Applicants must be homeless, drug- and alcohol-free for 60 days, pass random drug tests, and have an income or prospects of an income, either from a job or disability or Social Security benefits. The program is designed for people coming out of recovery programs who need counseling and some support as they move back into the community, said Debra Brundidge, counseling team coordinator for the Men's Recovery Program and the Transitional Housing Program.

Tenants get ongoing counseling, help with budgeting, dealing with relationships, jobs, and stabilizing their lives.

Residents must pay rent of either 30 percent of their income or a maximum of $300 a month. Most stay from six months to two years before moving into apartments in the community.

Warner is one of two "long timers" in the Transitional Housing Program who now help show new tenants the ropes.

"I was having a problem finding an apartment. I have all this drug trafficking and possession on my record," said Warner. "When they gave me this place, it was the first time I ever had my own place. This program gives us back our life. It gives us hope and a future.

"If you really want this thing, it can be done. But you have to want it."

Her Full Circle graduation certificate hangs in her kitchen, like a second birth certificate.

"Growing up as a teenager, I always had a job. I was real athletic. I danced. I went to Hughes High School and got trophies for swimming. I got started out free-basing when I was 17," she said.

"The first hit - wow.
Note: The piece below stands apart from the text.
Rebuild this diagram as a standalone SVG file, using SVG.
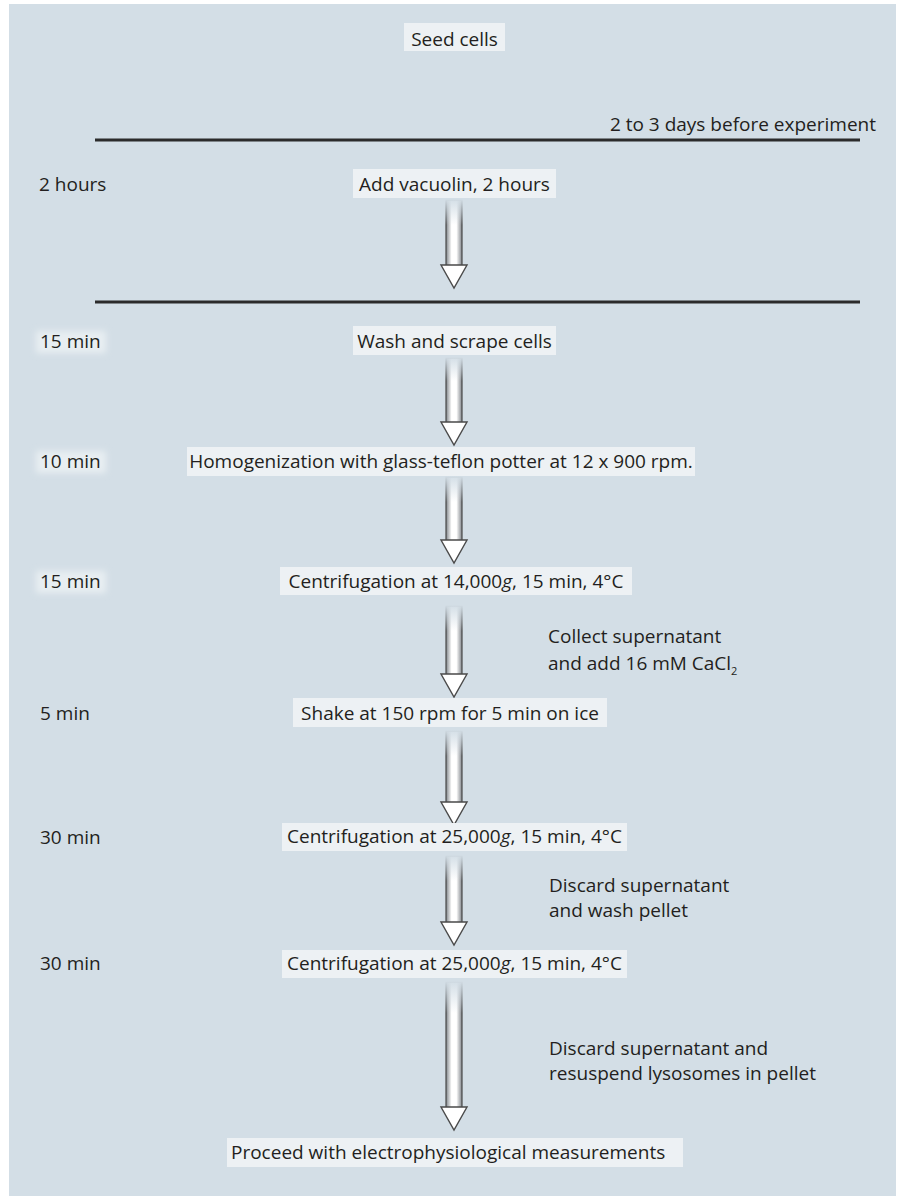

It took me on a real trip that I don't ever want to go back down

"It destroyed my life. It puts you at rock bottom. I don't care if you're rich or what, it will take everything you've got."

At one point, she spent months in a mental institution. She's on disability now and must take medication for continuing problems that the drugs caused, she said.

But she's reclaimed her life.

God and her church are part of her lifeline, Warner said. She works at the church, cleaning and helping with programs. She helps her mother, making up for years of stealing her money and her time and her energy.

Warner's sister raised her two sons, but Warner recently renewed her relationship with the boys.

"A lot of days I cry about it, about everything I messed up," she said.

"Nobody made me do drugs. I chose to try that monster stuff. I used to leave my kids with my mom and say 'I'm going to the store. I'll be right back.' Right back turned into days and weeks. My mom had a life. She had to go to work. I was gone. The drugs had me. I call it walking around lost," Warner said.

"I can't get that back, but I've been given a second chance, and I'm not going to mess it up.